Album Review: HEAVY TEMPLE Chassit
For those in the know, Heavy Temple have been one of Philadelphia's strongest doom exports in recent years. These moody fuzz merchants have always had a reputation of tripped-out, slowed-down grooves that speak to the very human suffering behind their music and remind us of the burning power that stoner doom can have over any of us. There is something strangely mesmerizing about this band's infectious grooves and swirling soundscapes, making Heavy Temple the sort of band you want to come back to time and time again. Their latest offering, the mysteriously named Chassit, is an all-encompassing five track epic of sludgy jams, potent rhythms and soaring vocals. A group who seem capable of approaching doom metal from any side, be it esoteric or down to earth, Heavy Temple have proven that they deserve a place in this wonderful new wave of modern doom that we are seeing slowly (so slowly!) take over the world. Able to shift from monolithic to simply bouncy at the drop of a hat, Chassit is the sort of masterpiece that drives its way into your heart.
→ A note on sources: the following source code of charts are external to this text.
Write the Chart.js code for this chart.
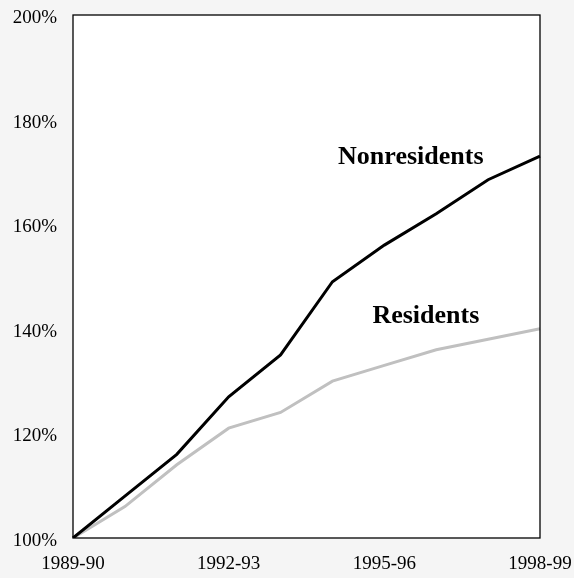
<!DOCTYPE html>
<html>
<head>
<meta charset="utf-8">
<script src="https://cdn.jsdelivr.net/npm/chart.js@4/dist/chart.umd.min.js"></script>
<style>
	html, body { margin: 0; padding: 0; background: #f5f5f5; }
	#wrap { width: 574px; height: 578px; }
</style>
</head>
<body>
<div id="wrap"><canvas id="myChart" width="574" height="578"></canvas></div>
<script>
let years = ['1989-90','1990-91','1991-92','1992-93','1993-94','1994-95','1995-96','1996-97','1997-98','1998-99']
let shownYears = ['1989-90','1992-93','1995-96','1998-99']
let nonresidents = [100,108,116,127,135,149,156,162,168.5,173]
let residents = [100,106,114,121,124,130,133,136,138,140]
let yTicks = [100,120,140,160,180,200]

// box + white plot area, and the two series names inside the plot
const plotBox = {
	id: 'plotBox',
	beforeDatasetsDraw(chart) {
		let a = chart.chartArea
		let ctx = chart.ctx
		ctx.save()
		ctx.fillStyle = '#ffffff'
		ctx.fillRect(a.left, a.top, a.right - a.left, a.bottom - a.top)
		ctx.restore()
	},
	afterDatasetsDraw(chart) {
		let a = chart.chartArea
		let ctx = chart.ctx
		let x = chart.scales.x
		let y = chart.scales.y
		ctx.save()
		ctx.strokeStyle = '#000'
		ctx.lineWidth = 1.3
		ctx.strokeRect(a.left, a.top, a.right - a.left, a.bottom - a.top)
		ctx.fillStyle = '#000'
		ctx.font = 'bold 26px "Liberation Serif"'
		ctx.textAlign = 'center'
		ctx.textBaseline = 'middle'
		ctx.fillText('Nonresidents', x.getPixelForValue(6.51), y.getPixelForValue(172.8))
		ctx.fillText('Residents', x.getPixelForValue(6.8), y.getPixelForValue(142.4))
		ctx.restore()
	}
}

new Chart('myChart', {
	type: 'line',
	data: {
		labels: years,
		datasets: [
			{
				label: 'Nonresidents',
				data: nonresidents,
				borderColor: '#000000',
				borderWidth: 3,
				pointRadius: 0,
				tension: 0
			},
			{
				label: 'Residents',
				data: residents,
				borderColor: '#c0c0c0',
				borderWidth: 3,
				pointRadius: 0,
				tension: 0
			}
		]
	},
	options: {
		responsive: false,
		animation: false,
		layout: { padding: { top: 15, right: 34, left: 0, bottom: 0 } },
		plugins: { legend: { display: false }, tooltip: { enabled: false } },
		scales: {
			x: {
				grid: { display: false, drawTicks: false },
				border: { display: false },
				afterFit(scale) {
					scale.height = 40
					scale.paddingLeft = 0
					scale.paddingRight = 0
				},
				ticks: {
					autoSkip: false,
					maxRotation: 0,
					padding: 15,
					color: '#000',
					font: { family: 'Liberation Serif', size: 19 },
					callback: function(v, i) {
						let lab = years[i]
						return shownYears.includes(lab) ? lab : ''
					}
				}
			},
			y: {
				min: 100,
				max: 200,
				grid: { display: false, drawTicks: false },
				border: { display: false },
				afterFit(scale) {
					scale.width = 73
					scale.paddingTop = 0
					scale.paddingBottom = 0
				},
				afterBuildTicks(scale) { scale.ticks = yTicks.map(v => ({ value: v })) },
				ticks: {
					padding: 16,
					labelOffset: 3,
					color: '#000',
					font: { family: 'Liberation Serif', size: 19 },
					callback: v => v + '%'
				}
			}
		}
	},
	plugins: [plotBox]
})
</script>
</body>
</html>
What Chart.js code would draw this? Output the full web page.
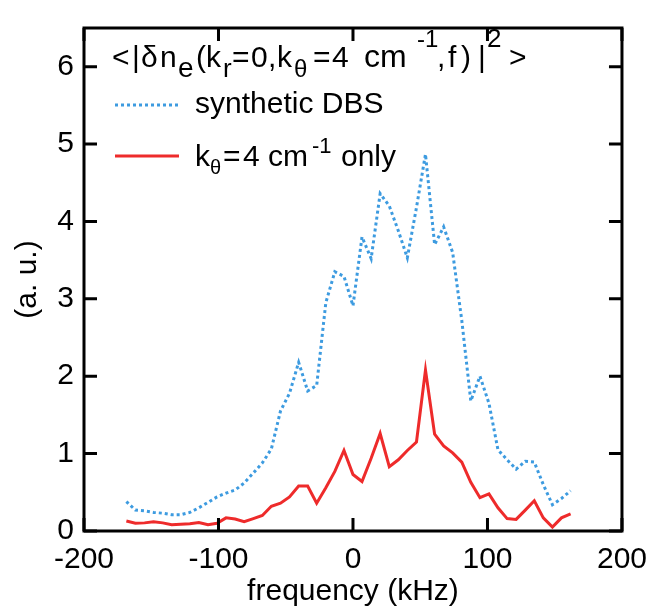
<!DOCTYPE html>
<html>
<head>
<meta charset="utf-8">
<script src="https://cdn.jsdelivr.net/npm/chart.js@4.4.1/dist/chart.umd.min.js"></script>
<style>
  html, body { margin: 0; padding: 0; background: #fff; }
  #wrap { width: 658px; height: 611px; }
</style>
</head>
<body>
<div id="wrap"><canvas id="spec" width="658" height="611"></canvas></div>
<script>
// frequency grid (kHz)
var freq = [-168.5, -161.8, -155.0, -148.3, -141.5, -134.8, -128.1, -121.3, -114.6, -107.8,
  -101.1, -94.4, -87.6, -80.9, -74.1, -67.4, -60.7, -53.9, -47.2, -40.4,
  -33.7, -27.0, -20.2, -13.5, -6.7, 0, 6.7, 13.5, 20.2, 27.0,
  33.7, 40.4, 47.2, 53.9, 60.7, 67.4, 74.1, 80.9, 87.6, 94.4,
  101.1, 107.8, 114.6, 121.3, 128.1, 134.8, 141.5, 148.3, 155.0, 161.8];

// synthetic DBS spectrum (a. u.)
var synthDBS = [0.38, 0.27, 0.26, 0.24, 0.23, 0.21, 0.21, 0.24, 0.30, 0.37,
  0.44, 0.49, 0.53, 0.62, 0.75, 0.88, 1.06, 1.55, 1.78, 2.18,
  1.81, 1.88, 2.95, 3.35, 3.29, 2.91, 3.80, 3.52, 4.36, 4.20,
  3.88, 3.53, 4.18, 4.87, 3.70, 3.93, 3.60, 2.72, 1.68, 2.00,
  1.65, 1.05, 0.92, 0.80, 0.90, 0.89, 0.60, 0.34, 0.42, 0.52];

// k_theta = 4 cm^-1 only
var kthetaOnly = [0.13, 0.10, 0.105, 0.12, 0.105, 0.08, 0.087, 0.095, 0.11, 0.08,
  0.10, 0.17, 0.155, 0.12, 0.16, 0.20, 0.32, 0.36, 0.44, 0.58,
  0.58, 0.36, 0.56, 0.77, 1.04, 0.73, 0.64, 0.94, 1.26, 0.83,
  0.92, 1.04, 1.15, 2.08, 1.25, 1.10, 1.01, 0.89, 0.63, 0.43,
  0.48, 0.30, 0.16, 0.15, 0.27, 0.39, 0.17, 0.05, 0.17, 0.22];

var xTicks = [-200, -100, 0, 100, 200];
var yTicks = [0, 1, 2, 3, 4, 5, 6];

var BLUE = '#3d9be0';
var RED = '#ee2b2b';
var FONT = '"Liberation Sans", Arial, sans-serif';

function pts(ys) {
  return freq.map(function (f, i) { return { x: f, y: ys[i] }; });
}

// box around the plot with inward ticks on all four sides
var frameBox = {
  id: 'frameBox',
  afterDatasetsDraw: function (chart) {
    var ctx = chart.ctx, a = chart.chartArea;
    var xs = chart.scales.x, ys = chart.scales.y;
    var tl = 13;
    ctx.save();
    ctx.strokeStyle = '#000';
    ctx.lineWidth = 3;
    ctx.strokeRect(a.left, a.top, a.right - a.left, a.bottom - a.top);
    ctx.beginPath();
    yTicks.forEach(function (v) {
      var py = ys.getPixelForValue(v);
      ctx.moveTo(a.left, py); ctx.lineTo(a.left + tl, py);
      ctx.moveTo(a.right, py); ctx.lineTo(a.right - tl, py);
    });
    xTicks.forEach(function (v) {
      var px = xs.getPixelForValue(v);
      ctx.moveTo(px, a.bottom); ctx.lineTo(px, a.bottom - tl);
      ctx.moveTo(px, a.top); ctx.lineTo(px, a.top + tl);
    });
    ctx.stroke();
    ctx.restore();
  }
};

// each piece: text, x, baseline shift, font size
function pieces(ctx, y, list) {
  list.forEach(function (p) {
    ctx.font = (p[3] || 30) + 'px ' + FONT;
    ctx.fillText(p[0], p[1], y + (p[2] || 0));
  });
}

var legendBox = {
  id: 'legendBox',
  afterDraw: function (chart) {
    var ctx = chart.ctx;
    ctx.save();
    ctx.fillStyle = '#000';
    ctx.textBaseline = 'alphabetic';
    ctx.textAlign = 'left';
    pieces(ctx, 67, [
      ['<', 112], ['|', 132], ['\u03b4', 141], ['n', 160],
      ['e', 178, 10, 28],
      ['(', 196], ['k', 206], ['r', 223, 10, 26],
      ['=', 232], ['0', 251], [',', 268], ['k', 277], ['\u03b8', 294, 10, 24],
      ['=', 313], ['4', 332], ['cm', 364, 0, 32], ['-1', 417, -20, 24],
      [',', 437], ['f', 448], [')', 461], ['|', 478], ['2', 487, -20, 26],
      ['>', 509]
    ]);

    ctx.lineWidth = 3;
    ctx.lineCap = 'butt';
    ctx.strokeStyle = BLUE;
    ctx.setLineDash([3, 3]);
    ctx.beginPath(); ctx.moveTo(115, 105); ctx.lineTo(179, 105); ctx.stroke();
    ctx.setLineDash([]);
    ctx.strokeStyle = RED;
    ctx.beginPath(); ctx.moveTo(115, 156); ctx.lineTo(179, 156); ctx.stroke();

    pieces(ctx, 113, [['synthetic DBS', 195]]);
    pieces(ctx, 166, [
      ['k', 195], ['\u03b8', 210, 8, 20],
      ['=', 223], ['4', 243], ['cm', 268], ['-1', 312, -13, 22],
      ['only', 341]
    ]);
    ctx.restore();
  }
};

new Chart(document.getElementById('spec'), {
  type: 'line',
  data: {
    datasets: [
      {
        label: 'synthetic DBS',
        data: pts(synthDBS),
        borderColor: BLUE,
        borderWidth: 3,
        borderDash: [3, 3],
        borderCapStyle: 'butt',
        pointRadius: 0,
        tension: 0,
        fill: false
      },
      {
        label: 'k\u03b8=4 cm-1 only',
        data: pts(kthetaOnly),
        borderColor: RED,
        borderWidth: 3,
        pointRadius: 0,
        tension: 0,
        fill: false
      }
    ]
  },
  options: {
    responsive: false,
    animation: false,
    layout: { padding: { left: 0, right: 30, top: 11, bottom: 0 } },
    plugins: { legend: { display: false }, tooltip: { enabled: false } },
    scales: {
      x: {
        type: 'linear',
        min: -200, max: 200,
        grid: { display: false, drawTicks: false },
        border: { display: false },
        ticks: { stepSize: 100, color: '#000', padding: 11, font: { family: FONT, size: 30 } },
        title: { display: true, text: 'frequency (kHz)', color: '#000', padding: { top: 0, bottom: 1 }, font: { family: FONT, size: 30, lineHeight: 1.2 } },
        afterFit: function (s) { s.height = 80; }
      },
      y: {
        min: 0, max: 6.5,
        grid: { display: false, drawTicks: false },
        border: { display: false },
        ticks: { stepSize: 1, includeBounds: false, color: '#000', padding: 10, font: { family: FONT, size: 30 } },
        title: { display: true, text: '(a. u.)', color: '#000', padding: { top: 10, bottom: 0 }, font: { family: FONT, size: 30, lineHeight: 1.2 } },
        afterFit: function (s) { s.width = 84; }
      }
    }
  },
  plugins: [frameBox, legendBox]
});
</script>
</body>
</html>
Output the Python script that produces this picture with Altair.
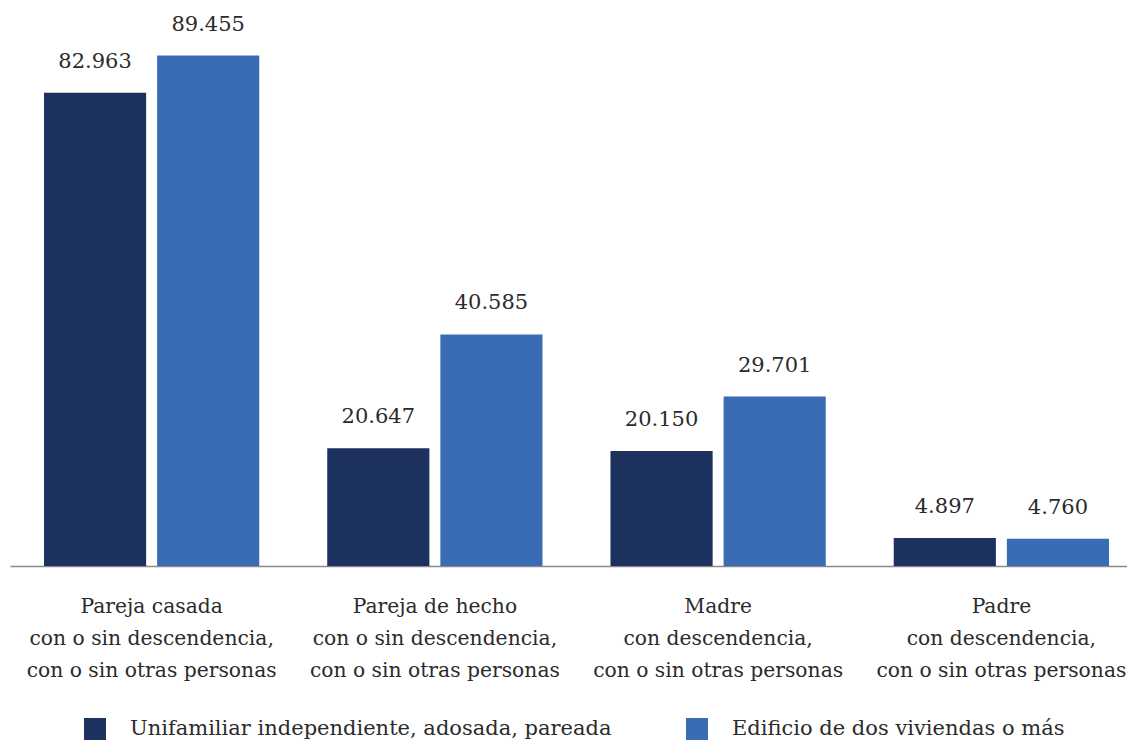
import altair as alt
import pandas as pd

categories = [
    "Pareja casada|con o sin descendencia,|con o sin otras personas",
    "Pareja de hecho|con o sin descendencia,|con o sin otras personas",
    "Madre|con descendencia,|con o sin otras personas",
    "Padre|con descendencia,|con o sin otras personas",
]
series = ["Unifamiliar independiente, adosada, pareada", "Edificio de dos viviendas o más"]
unifamiliar = [82.963, 20.647, 20.150, 4.897]
edificio = [89.455, 40.585, 29.701, 4.760]
colors = ["#1c315e", "#3a6cb5"]

rows = []
for c, a, b in zip(categories, unifamiliar, edificio):
    rows.append({"cat": c, "serie": series[0], "value": a})
    rows.append({"cat": c, "serie": series[1], "value": b})
df = pd.DataFrame(rows)

FONT = "DejaVu Serif"
FS = 21

x = alt.X("cat:N", sort=categories, title=None,
          scale=alt.Scale(range=[0, 1133], paddingInner=0.24, paddingOuter=0.12, round=False),
          axis=alt.Axis(labelAngle=0, ticks=False, labelExpr="split(datum.label, '|')",
                        labelFontSize=20.3, labelLineHeight=32,
                        labelColor="#2b2b2b", labelPadding=30, domainColor="#8a8a8a",
                        domainWidth=1.5, labelLimit=400))
xo = alt.XOffset("serie:N", sort=series,
                 scale=alt.Scale(paddingInner=0.097, paddingOuter=0))
y = alt.Y("value:Q", axis=None,
          scale=alt.Scale(domain=[0, 97.8], nice=False, zero=True))

base = alt.Chart(df).encode(x=x, xOffset=xo, y=y)

bars = base.mark_bar().encode(
    color=alt.Color("serie:N", sort=series,
                    scale=alt.Scale(domain=series, range=colors),
                    legend=alt.Legend(title=None, orient="none", legendX=74, legendY=710,
                                      direction="horizontal", padding=0,
                                      symbolType="square", symbolSize=484,
                                      symbolStrokeWidth=0, symbolOpacity=1,
                                      labelFontSize=FS,
                                      labelColor="#2b2b2b", labelOffset=24,
                                      columnPadding=74, labelLimit=600))
)

labels = base.mark_text(fontSize=FS, color="#2b2b2b",
                        baseline="alphabetic", dy=-25).encode(
    text=alt.Text("value:Q", format=".3f")
)

chart = (bars + labels).properties(
    width=1117, height=558,
    autosize=alt.AutoSizeParams(type="none"),
    padding={"left": 2, "top": 0, "right": 0, "bottom": 174},
).configure(font=FONT).configure_view(stroke=None)

chart.save("out.html", embed_options={"renderer": "svg", "actions": False})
The beauty of Chassit comes from the fact that it just feels so organic. The tripped-out jams fall in line perfectly next to monumental swells. The haunting implications of the distortion and the wide open nature of the sound makes you feel like Heavy Temple have taken the influence of bands like Windhand but stripped it down into something leaner and a good bit meaner. At the same time, as the opening of “Ursa Machina” proves, the band is not unwilling to dive into more experimental depths and suggest the impact of their peers in groups like Samothrace. The entire thing is rooted in a confident bluesy stomp, one that has touches of swagger but moreover focuses on the perpetual forward motion of the music. The band's incredibly talented frontwoman, the elusive Sue Denym, leads her band with a no-bullshit attitude that keeps things from feeling like a stoned group of musicians who just so happened to press the record button. Heavy Temple presents us with a much more elegant take on the stoner doom polemic.
So yeah, I could write about the Sabbathian stomp or the Sleep inspired sexiness of this band, but that's not the point. The point is that Heavy Temple has taken all of these traditional elements and trimmed them down into something magical. Rather than getting lost in the marijuana haze of the music Heavy Temple grit their teeth and push forward, balls out and guns blazing, middle fingers flying and proving to the world that we don't need your stinking jam-oriented stoner metal. Instead, Heavy Temple remind us that there is a lot of simple humanity in this music. They never feel the need to get fancy with it, but rather just give us a gentle reminder that this is what the genre was meant to be. Sure, they need to develop on it, have better production and clean up the songwriting here and there, but that's beside the point. This is Heavy Temple and they are good.